---- Given data
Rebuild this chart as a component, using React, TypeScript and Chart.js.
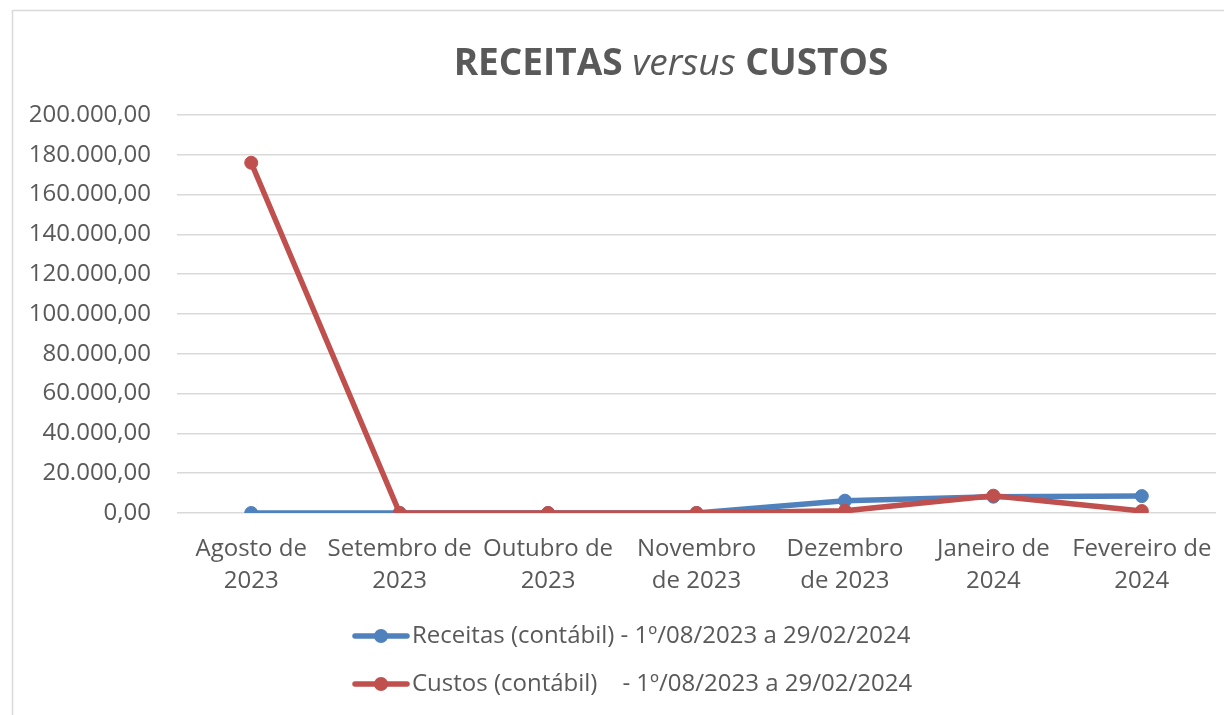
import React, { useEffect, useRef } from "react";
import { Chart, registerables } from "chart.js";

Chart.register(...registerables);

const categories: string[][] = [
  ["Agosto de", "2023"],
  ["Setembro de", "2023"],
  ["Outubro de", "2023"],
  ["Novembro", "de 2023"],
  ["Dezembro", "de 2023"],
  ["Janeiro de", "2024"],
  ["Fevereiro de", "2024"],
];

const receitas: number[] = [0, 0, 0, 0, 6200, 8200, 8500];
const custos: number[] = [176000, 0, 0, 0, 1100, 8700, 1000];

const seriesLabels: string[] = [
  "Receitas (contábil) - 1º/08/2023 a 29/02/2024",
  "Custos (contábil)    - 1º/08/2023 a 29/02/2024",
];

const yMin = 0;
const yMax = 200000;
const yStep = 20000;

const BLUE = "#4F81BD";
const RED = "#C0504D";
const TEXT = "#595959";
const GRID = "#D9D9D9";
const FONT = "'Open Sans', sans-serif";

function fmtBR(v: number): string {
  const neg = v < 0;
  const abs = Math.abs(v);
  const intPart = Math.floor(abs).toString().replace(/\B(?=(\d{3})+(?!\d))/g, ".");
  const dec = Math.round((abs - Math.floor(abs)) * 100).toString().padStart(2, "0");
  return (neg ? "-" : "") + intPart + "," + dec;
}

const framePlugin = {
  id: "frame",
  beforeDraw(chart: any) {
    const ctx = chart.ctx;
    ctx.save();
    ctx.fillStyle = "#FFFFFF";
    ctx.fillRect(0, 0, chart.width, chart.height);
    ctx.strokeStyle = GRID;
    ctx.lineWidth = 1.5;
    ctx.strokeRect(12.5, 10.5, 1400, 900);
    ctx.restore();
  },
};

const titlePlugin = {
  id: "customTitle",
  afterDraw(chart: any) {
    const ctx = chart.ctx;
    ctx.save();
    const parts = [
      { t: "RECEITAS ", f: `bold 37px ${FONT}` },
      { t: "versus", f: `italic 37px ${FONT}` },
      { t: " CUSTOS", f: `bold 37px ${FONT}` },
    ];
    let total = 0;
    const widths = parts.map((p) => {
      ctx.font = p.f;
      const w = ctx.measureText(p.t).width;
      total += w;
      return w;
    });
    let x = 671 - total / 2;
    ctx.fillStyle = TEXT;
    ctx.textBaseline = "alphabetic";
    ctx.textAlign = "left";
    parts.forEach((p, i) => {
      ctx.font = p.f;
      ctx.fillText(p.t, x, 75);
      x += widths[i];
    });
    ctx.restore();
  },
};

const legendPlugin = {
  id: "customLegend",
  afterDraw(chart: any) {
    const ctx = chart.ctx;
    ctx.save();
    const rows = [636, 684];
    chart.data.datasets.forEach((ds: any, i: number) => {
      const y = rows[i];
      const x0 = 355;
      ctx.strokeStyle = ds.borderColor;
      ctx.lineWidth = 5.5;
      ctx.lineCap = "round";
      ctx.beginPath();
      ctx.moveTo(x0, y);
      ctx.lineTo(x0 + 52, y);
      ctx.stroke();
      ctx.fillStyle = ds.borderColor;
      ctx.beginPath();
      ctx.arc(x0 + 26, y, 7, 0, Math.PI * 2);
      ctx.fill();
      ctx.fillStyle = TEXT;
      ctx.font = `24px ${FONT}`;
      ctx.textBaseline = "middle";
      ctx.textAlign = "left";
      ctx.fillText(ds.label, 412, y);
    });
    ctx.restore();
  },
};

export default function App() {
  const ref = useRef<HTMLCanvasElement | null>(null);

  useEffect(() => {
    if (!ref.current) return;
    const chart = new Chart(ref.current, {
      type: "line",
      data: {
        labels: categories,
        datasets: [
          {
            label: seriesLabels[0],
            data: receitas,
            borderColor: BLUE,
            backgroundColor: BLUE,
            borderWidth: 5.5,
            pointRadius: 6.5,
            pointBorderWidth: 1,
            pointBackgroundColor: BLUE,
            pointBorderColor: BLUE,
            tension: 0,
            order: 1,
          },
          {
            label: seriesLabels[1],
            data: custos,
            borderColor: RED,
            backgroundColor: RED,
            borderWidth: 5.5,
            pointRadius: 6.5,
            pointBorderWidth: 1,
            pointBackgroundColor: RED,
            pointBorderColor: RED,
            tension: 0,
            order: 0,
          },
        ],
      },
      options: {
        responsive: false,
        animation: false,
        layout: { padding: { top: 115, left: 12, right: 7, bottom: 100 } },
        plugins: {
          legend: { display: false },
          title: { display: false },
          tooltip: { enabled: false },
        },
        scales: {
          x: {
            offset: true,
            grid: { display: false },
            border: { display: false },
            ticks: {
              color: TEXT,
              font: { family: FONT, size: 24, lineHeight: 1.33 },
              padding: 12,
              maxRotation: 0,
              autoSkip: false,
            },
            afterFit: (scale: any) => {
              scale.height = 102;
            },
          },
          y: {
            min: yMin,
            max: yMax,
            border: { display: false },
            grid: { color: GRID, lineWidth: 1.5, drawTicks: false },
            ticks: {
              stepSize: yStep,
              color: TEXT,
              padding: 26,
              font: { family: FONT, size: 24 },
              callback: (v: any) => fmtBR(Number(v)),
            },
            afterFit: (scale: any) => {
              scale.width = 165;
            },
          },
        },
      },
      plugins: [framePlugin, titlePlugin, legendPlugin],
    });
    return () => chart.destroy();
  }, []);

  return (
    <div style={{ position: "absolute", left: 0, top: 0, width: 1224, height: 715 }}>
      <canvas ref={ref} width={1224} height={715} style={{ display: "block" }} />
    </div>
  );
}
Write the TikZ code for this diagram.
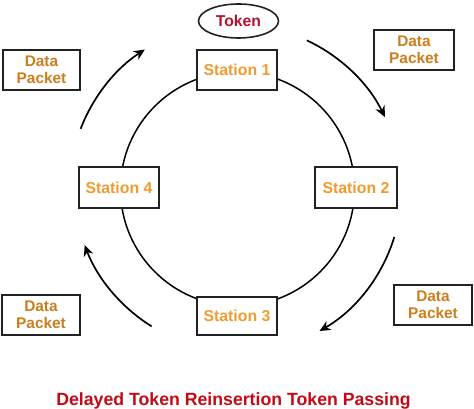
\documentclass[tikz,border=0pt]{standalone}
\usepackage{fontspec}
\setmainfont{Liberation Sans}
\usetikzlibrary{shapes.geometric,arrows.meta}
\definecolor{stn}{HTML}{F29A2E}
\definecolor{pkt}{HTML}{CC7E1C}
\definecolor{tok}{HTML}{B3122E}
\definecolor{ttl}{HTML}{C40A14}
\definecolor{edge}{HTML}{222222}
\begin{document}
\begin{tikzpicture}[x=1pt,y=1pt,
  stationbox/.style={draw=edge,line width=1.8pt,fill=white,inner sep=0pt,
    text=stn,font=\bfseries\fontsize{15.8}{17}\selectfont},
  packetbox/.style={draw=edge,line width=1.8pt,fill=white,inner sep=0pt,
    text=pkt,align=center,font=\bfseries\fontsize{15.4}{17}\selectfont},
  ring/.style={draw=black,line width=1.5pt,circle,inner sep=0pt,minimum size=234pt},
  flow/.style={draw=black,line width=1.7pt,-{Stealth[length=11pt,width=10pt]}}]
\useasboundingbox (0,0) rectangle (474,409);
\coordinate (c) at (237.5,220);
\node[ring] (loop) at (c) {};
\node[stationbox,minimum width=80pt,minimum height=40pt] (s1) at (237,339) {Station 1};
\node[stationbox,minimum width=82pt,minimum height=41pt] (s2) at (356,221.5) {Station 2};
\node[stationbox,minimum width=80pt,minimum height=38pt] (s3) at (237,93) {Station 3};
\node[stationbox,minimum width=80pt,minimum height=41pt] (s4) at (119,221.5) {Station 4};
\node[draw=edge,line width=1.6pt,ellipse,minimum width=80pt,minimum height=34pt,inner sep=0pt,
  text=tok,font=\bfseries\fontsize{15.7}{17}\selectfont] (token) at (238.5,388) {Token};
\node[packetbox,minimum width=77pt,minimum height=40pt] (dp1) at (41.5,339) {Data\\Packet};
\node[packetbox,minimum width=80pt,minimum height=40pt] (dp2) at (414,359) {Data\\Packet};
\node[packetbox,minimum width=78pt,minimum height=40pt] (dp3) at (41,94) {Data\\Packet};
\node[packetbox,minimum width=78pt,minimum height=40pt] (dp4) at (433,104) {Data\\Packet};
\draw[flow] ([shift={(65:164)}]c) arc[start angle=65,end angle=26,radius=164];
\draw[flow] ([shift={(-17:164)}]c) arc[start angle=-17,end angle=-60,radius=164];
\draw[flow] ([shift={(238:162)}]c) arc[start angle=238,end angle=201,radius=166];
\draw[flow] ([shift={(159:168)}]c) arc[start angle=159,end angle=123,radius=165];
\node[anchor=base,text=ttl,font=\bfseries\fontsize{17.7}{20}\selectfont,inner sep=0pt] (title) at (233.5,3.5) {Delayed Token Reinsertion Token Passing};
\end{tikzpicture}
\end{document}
--------
▶ [What the exercise asks] Stop after the line containing "const custos: number[]": copy the records exactly from the first line up to there, leaving pictures out.

▶ [Result for this exercise]
Rebuild this chart as a component, using React, TypeScript and Chart.js.
import React, { useEffect, useRef } from "react";
import { Chart, registerables } from "chart.js";

Chart.register(...registerables);

const categories: string[][] = [
  ["Agosto de", "2023"],
  ["Setembro de", "2023"],
  ["Outubro de", "2023"],
  ["Novembro", "de 2023"],
  ["Dezembro", "de 2023"],
  ["Janeiro de", "2024"],
  ["Fevereiro de", "2024"],
];

const receitas: number[] = [0, 0, 0, 0, 6200, 8200, 8500];
const custos: number[] = [176000, 0, 0, 0, 1100, 8700, 1000];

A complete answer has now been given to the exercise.